Strange Circus is, as Palmer might write, a “postmodern narrative … [that] gives a new slant to uncanny motifs of the double and monstrous Other, transforming them, by means of play and parodic humour, into vehicles for the liberating power of fantasy.” While the subject matter of Sono’s film is deadly serious, there is an air of play and fantasy at all times, particularly given the kind of psychological space that is the titular Strange Circus where the carnival, its rides, and its games take precedence. Even the ending of the film finishes not in reality but within the Strange Circus’s tent where Yuji watches the final performance of his mother, clapping loudly, before she’s given the Marie Antoinette treatment.
The beauty of Strange Circus lies in the centring of a trans man’s narrative about his body and its traumas. Palmer writes that “the transsexual, on account of his gender ambiguity and his recourse to reconstructive surgery, is vilified on occasion as erasing the division between nature and culture, and scarily heralding the emergence of a world of ‘indifferent creatures, androgynous and hermaphrodite.'” Usually, at least before the 2000s and more so in the 2010s, trans characters were either not explicit in horror or they were coded as monstrous. Julia Kristeva’s theory about abjection is useful here, too. She writes: “It is not lack of cleanliness or health that causes abjection but what disturbs identity, system, order. What does not respect borders, positions, rules. The in–between, the ambiguous, the composite.” In most horror films featuring trans characters up until the mid-2000s, trans bodies were the abject that disturbed identity, system, and order in heteronormative society, seemingly doing away with all the borders, positions, and rules prescribed by hetero-patriarchal values. Sometimes there weren’t even any trans characters and trans viewers had to find themselves, and their bodies, within the horror genre by way of decoding. Islay Burgess, paraphrasing Alice Collins writing for Bloody Disgusting, states that “trans viewers have been forced to learn to decode media because mainstream media has long told us that trans subjects were not welcome.” In Sono’s Strange Circus, there is no decoding necessary. Yuji is a trans man. The only mystery about him is the narrative’s twists and turns to get us to the big revelation near the end. He’s openly allowed to assert himself and to faithfully reconstruct the narrative of his life that his mother attempted to disrupt with her own false narrative.

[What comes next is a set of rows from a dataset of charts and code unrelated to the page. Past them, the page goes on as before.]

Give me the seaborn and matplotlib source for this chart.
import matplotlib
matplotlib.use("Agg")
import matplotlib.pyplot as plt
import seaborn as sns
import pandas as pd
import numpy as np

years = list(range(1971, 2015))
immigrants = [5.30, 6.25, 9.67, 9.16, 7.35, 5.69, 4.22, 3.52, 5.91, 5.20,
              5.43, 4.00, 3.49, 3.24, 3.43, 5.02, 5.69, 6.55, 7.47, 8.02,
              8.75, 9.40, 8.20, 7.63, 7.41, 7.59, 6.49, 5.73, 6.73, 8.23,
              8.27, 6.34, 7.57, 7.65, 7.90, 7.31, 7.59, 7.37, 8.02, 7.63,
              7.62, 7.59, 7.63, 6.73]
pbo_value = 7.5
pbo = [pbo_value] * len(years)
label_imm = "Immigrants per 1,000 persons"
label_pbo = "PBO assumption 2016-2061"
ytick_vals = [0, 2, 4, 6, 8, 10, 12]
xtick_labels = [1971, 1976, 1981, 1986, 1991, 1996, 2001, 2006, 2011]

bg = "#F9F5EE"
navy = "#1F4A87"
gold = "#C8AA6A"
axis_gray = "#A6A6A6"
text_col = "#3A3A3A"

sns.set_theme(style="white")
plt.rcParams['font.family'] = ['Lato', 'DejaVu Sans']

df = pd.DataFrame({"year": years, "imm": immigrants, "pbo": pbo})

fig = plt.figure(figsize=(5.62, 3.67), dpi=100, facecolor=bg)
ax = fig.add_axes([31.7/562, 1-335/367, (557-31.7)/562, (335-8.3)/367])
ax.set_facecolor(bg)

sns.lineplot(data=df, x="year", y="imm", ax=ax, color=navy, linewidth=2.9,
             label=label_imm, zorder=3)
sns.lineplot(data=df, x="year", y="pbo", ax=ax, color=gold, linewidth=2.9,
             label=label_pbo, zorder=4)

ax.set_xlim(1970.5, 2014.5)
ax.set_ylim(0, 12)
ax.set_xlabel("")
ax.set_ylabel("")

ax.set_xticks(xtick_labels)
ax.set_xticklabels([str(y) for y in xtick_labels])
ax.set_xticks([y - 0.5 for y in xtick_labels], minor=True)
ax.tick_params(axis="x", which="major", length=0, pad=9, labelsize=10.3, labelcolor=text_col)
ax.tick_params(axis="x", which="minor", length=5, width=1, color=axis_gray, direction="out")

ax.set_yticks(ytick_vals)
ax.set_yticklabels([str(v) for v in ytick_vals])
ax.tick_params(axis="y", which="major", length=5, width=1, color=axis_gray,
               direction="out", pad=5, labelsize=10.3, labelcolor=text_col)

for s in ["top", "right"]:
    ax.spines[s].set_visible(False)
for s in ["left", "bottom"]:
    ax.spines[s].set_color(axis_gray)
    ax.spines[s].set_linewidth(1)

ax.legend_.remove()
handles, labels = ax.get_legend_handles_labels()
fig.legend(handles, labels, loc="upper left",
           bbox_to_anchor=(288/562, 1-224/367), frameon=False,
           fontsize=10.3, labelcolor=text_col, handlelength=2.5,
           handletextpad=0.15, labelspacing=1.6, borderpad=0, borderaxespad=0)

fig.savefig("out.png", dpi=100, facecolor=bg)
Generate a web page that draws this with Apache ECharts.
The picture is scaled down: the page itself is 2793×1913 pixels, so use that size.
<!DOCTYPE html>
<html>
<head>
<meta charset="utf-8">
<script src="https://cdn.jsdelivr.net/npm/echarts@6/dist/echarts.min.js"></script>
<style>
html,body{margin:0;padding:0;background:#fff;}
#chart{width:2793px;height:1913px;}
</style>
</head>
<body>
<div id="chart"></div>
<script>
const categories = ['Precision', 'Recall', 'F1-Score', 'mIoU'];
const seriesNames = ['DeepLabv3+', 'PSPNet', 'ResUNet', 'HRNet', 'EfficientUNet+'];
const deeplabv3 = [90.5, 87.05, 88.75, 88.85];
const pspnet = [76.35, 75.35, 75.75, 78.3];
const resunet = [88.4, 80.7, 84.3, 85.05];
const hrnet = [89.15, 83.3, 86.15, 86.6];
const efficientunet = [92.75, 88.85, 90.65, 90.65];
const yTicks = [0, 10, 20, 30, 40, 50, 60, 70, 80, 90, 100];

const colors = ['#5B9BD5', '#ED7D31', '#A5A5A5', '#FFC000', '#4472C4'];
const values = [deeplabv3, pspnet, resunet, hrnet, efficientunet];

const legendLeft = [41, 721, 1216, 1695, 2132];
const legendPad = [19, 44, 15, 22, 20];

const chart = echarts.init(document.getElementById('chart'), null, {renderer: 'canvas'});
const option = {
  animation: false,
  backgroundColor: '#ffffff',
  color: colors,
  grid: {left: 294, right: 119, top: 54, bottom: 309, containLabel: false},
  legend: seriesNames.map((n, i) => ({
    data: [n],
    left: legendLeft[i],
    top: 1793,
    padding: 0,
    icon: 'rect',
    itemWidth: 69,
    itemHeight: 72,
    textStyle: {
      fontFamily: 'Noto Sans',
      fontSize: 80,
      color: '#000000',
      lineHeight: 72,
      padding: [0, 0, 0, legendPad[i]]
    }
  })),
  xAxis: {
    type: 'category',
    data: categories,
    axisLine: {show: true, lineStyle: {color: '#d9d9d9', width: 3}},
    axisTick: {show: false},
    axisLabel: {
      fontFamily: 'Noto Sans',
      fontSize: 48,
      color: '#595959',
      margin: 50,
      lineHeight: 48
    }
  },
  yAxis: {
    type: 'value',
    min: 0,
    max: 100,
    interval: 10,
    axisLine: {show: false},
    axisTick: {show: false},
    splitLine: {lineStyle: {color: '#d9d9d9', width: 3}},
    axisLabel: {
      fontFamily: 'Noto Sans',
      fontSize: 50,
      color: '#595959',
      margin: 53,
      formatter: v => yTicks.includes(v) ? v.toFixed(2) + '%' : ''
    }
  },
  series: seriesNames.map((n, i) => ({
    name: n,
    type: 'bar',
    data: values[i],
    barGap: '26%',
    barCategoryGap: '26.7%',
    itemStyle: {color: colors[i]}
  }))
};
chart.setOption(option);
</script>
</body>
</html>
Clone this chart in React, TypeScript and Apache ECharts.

Yuji tells the body modification group he visits that “scars are flowers” then goes on to say: “My body is a vase. My heart is a flower. I wanted my body to match it.” After this, he bears his top surgery scars, unseen to the audience, to his new friends in the group. Taeko, formerly known as Sayuri, uses her written narrative in order to construct a lie that makes her feel better considering everything she allowed her son to go through when he was still living as Mitsuko. Sayuri uses a new identity for the purposes of a nefarious concealment, whereas Yuji becomes the identity he wants in order to reinvent himself in the image he sees. Yuji’s body itself becomes the narrative. The importance of Strange Circus is in how Yuji’s allowed to properly reconstruct his family’s Gothic history to tell the truth and to tell the story of his true male identity’s foundation.